Sakata Gintoki, as presented to the entire series of Gintama, is actually living in his suppressed ego. He is unconscious. The more you watch or read Gintama, you’ll know he was a Joi Rebel during the great war against the Amanto (“Aliens” in English translation. As you start watching Gintama, the theme of the show is a mix of Sci-Fi and Historical. All in all these creatures were the ones who control the whole country in terms of economic, social and even political) but unfortunately, they failed as their teacher died in his own hands by decapitating him. Now to remove or suppress his ego in the past, he decided to be a “lost” entity until he met Otose-san, Kagura and Shinpachi. All the way he is suppressing his own ego by embodying him as the Other because his desire which is to save Shoyo failed and now in order to move on, he made himself a drunkard, sweet tooth and an unemployed goon. Repetition of his memories and affection with Shoyo who was the father-figure that he had and lost.


That’s why, in the latest arc when Shoyo showed up as the man wearing the Crow-like mask, Gintoki became mad and wanted to kill him but as the concept of Freud, “Killing the Father” stated, it failed. Because the whole point why Gintoki is being the unconscious that he didn’t wanted to be, has already adapted to the point where Shoyo is already gone. That’s why the battle  scene of the two is the Gaze of their relationship of the past and the Real of their present. Gintoki is battling with someone he wanted, needed and loved that’s already gone. That’s why he’s mad. A very very mad samurai.

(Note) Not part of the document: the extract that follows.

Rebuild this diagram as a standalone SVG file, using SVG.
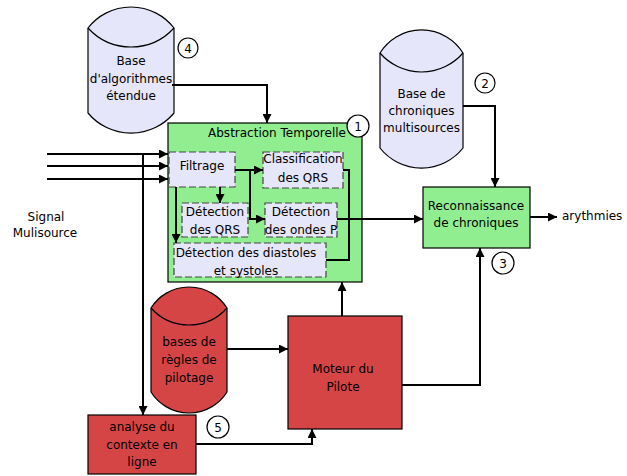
<svg xmlns="http://www.w3.org/2000/svg" width="627" height="476" viewBox="0 0 627 476">
<style>
text{font-family:"DejaVu Sans",Verdana,sans-serif;font-size:12px;fill:#000;text-anchor:middle}
.cyl{fill:#e6e6fa;stroke:#000;stroke-width:1.2}
.cylr{fill:#d64545;stroke:#000;stroke-width:1.2}
.box{fill:#90ee90;stroke:#000;stroke-width:1.2}
.red{fill:#d64545;stroke:#000;stroke-width:1.2}
.dash{fill:#e6e6fa;stroke:#444;stroke-width:1.2;stroke-dasharray:7 3}
.num{fill:#fff;stroke:#000;stroke-width:1.2}
.c{fill:none;stroke:#000;stroke-width:2}
.lens{fill:none;stroke:#000;stroke-width:1.2}
</style>
<defs>
<marker id="ah" viewBox="0 0 10 10" refX="10" refY="5" markerWidth="4.5" markerHeight="4.5" orient="auto" markerUnits="strokeWidth">
<path d="M0,0 L10,5 L0,10 Z" fill="#000"/>
</marker>
</defs>

<g id="base-algorithmes">
<path class="cyl" d="M88,28 A54.5,54.5 0 0 1 174,28 L174,113 A56,56 0 0 1 88,113 Z"/>
<path class="lens" d="M88,28 A58.2,58.2 0 0 0 174,28"/>
<text x="131" y="65">Base</text>
<text x="131" y="83">d'algorithmes</text>
<text x="131" y="100">étendue</text>
</g>

<g id="label-4">
<circle class="num" cx="188" cy="48" r="10"/>
<text x="188" y="52.5">4</text>
</g>

<g id="base-chroniques">
<path class="cyl" d="M380,53 A48.9,48.9 0 0 1 463,53 L463,148 A53,53 0 0 1 380,148 Z"/>
<path class="lens" d="M380,53 A54.8,54.8 0 0 0 463,53"/>
<text x="421.5" y="98">Base de</text>
<text x="421.5" y="115">chroniques</text>
<text x="421.5" y="132">multisources</text>
</g>

<g id="label-2">
<circle class="num" cx="485" cy="83" r="10"/>
<text x="485" y="87.5">2</text>
</g>

<g id="abstraction">
<rect class="box" x="168" y="123" width="194" height="159"/>
<text x="277" y="137">Abstraction Temporelle</text>
</g>

<g id="label-1">
<circle class="num" cx="358" cy="126" r="11"/>
<text x="358" y="130.5">1</text>
</g>

<g id="filtrage">
<rect class="dash" x="169" y="152" width="66" height="35"/>
<text x="202" y="170">Filtrage</text>
</g>

<g id="classification">
<rect class="dash" x="263" y="152" width="80" height="36"/>
<text x="303" y="163">Classification</text>
<text x="303" y="182">des QRS</text>
</g>

<g id="detection-qrs">
<rect class="dash" x="182" y="203" width="66" height="34"/>
<text x="215" y="216">Détection</text>
<text x="215" y="234">des QRS</text>
</g>

<g id="detection-ondes-p">
<rect class="dash" x="265" y="203" width="72" height="34"/>
<text x="301" y="216">Détection</text>
<text x="301" y="234">des ondes P</text>
</g>

<g id="detection-diastoles">
<rect class="dash" x="174" y="243" width="152" height="34"/>
<text x="246" y="257">Détection des diastoles</text>
<text x="246" y="275">et systoles</text>
</g>

<g id="reconnaissance">
<rect class="box" x="423" y="187" width="107" height="61"/>
<text x="476" y="210">Reconnaissance</text>
<text x="476" y="227">de chroniques</text>
</g>

<g id="label-3">
<circle class="num" cx="503" cy="263" r="11"/>
<text x="503" y="267.5">3</text>
</g>

<g id="arythmies">
<text x="562" y="220" style="text-anchor:start">arythmies</text>
</g>

<g id="signal">
<text x="46" y="221">Signal</text>
<text x="45" y="237">Mulisource</text>
</g>

<g id="bases-regles">
<path class="cylr" d="M151,308 A44.9,44.9 0 0 1 227,308 L227,392 A44.9,44.9 0 0 1 151,392 Z"/>
<path class="lens" d="M151,308 A51,51 0 0 0 227,308"/>
<text x="189" y="346">bases de</text>
<text x="189" y="364">règles de</text>
<text x="189" y="382">pilotage</text>
</g>

<g id="moteur">
<rect class="red" x="288" y="316" width="114" height="113"/>
<text x="343" y="373">Moteur du</text>
<text x="343" y="391">Pilote</text>
</g>

<g id="analyse">
<rect class="red" x="88" y="415" width="108" height="59"/>
<text x="142" y="431">analyse du</text>
<text x="142" y="449">contexte en</text>
<text x="142" y="466">ligne</text>
</g>

<g id="label-5">
<circle class="num" cx="218" cy="427" r="11"/>
<text x="218" y="431.5">5</text>
</g>

<g id="connectors">
<path class="c" d="M47,154 H168" marker-end="url(#ah)"/>
<path class="c" d="M47,166 H168" marker-end="url(#ah)"/>
<path class="c" d="M47,179 H168" marker-end="url(#ah)"/>
<path class="c" d="M143,153 V415" marker-end="url(#ah)"/>
<path class="c" d="M172,85 H267 V123" marker-end="url(#ah)"/>
<path class="c" d="M463,106 H495 V187" marker-end="url(#ah)"/>
<path class="c" d="M235,170 H263" marker-end="url(#ah)"/>
<path class="c" d="M250,170 V219 H265" marker-end="url(#ah)"/>
<path class="c" d="M220,187 V203" marker-end="url(#ah)"/>
<path class="c" d="M176,187 V243" marker-end="url(#ah)"/>
<path class="c" d="M343,170 H349 V260 H326"/>
<path class="c" d="M337,219 H423" marker-end="url(#ah)"/>
<path class="c" d="M530,217 H557" marker-end="url(#ah)"/>
<path class="c" d="M342,316 V282" marker-end="url(#ah)"/>
<path class="c" d="M402,385 H480 V248" marker-end="url(#ah)"/>
<path class="c" d="M227,349 H288" marker-end="url(#ah)"/>
<path class="c" d="M196,444 H312 V429" marker-end="url(#ah)"/>
</g>
</svg>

Nevertheless there can be a lot representation in the series itself. But still its uncertainty and unpredictability portrayed by Sorachi-san in Gintama makes it interesting to watch. In fact, no anime can be as close as Gintama (even “Sket Dance” which was compared as the “closest” counterpart of Gintama). Anyways, the Yorozuya/Lazy white-haired samurai will continue his journey which are not predetermined and chosen by him. Gintoki’s desire has been clouded with a mix of “Other” and unattainable peace of mind (Real). After all, his jouissance (enjoyment) would not affect his unconscious mind. It rather be more dangerous if he would continue to be a joi rebel since he is the one who allegedly sacrificed his old jouissance. If that would be the next episode, Gintoki might be a madman who seeks and destroys all objects in his way. More anarchist I say than Takasugi Shinsuke’s Kiheitai.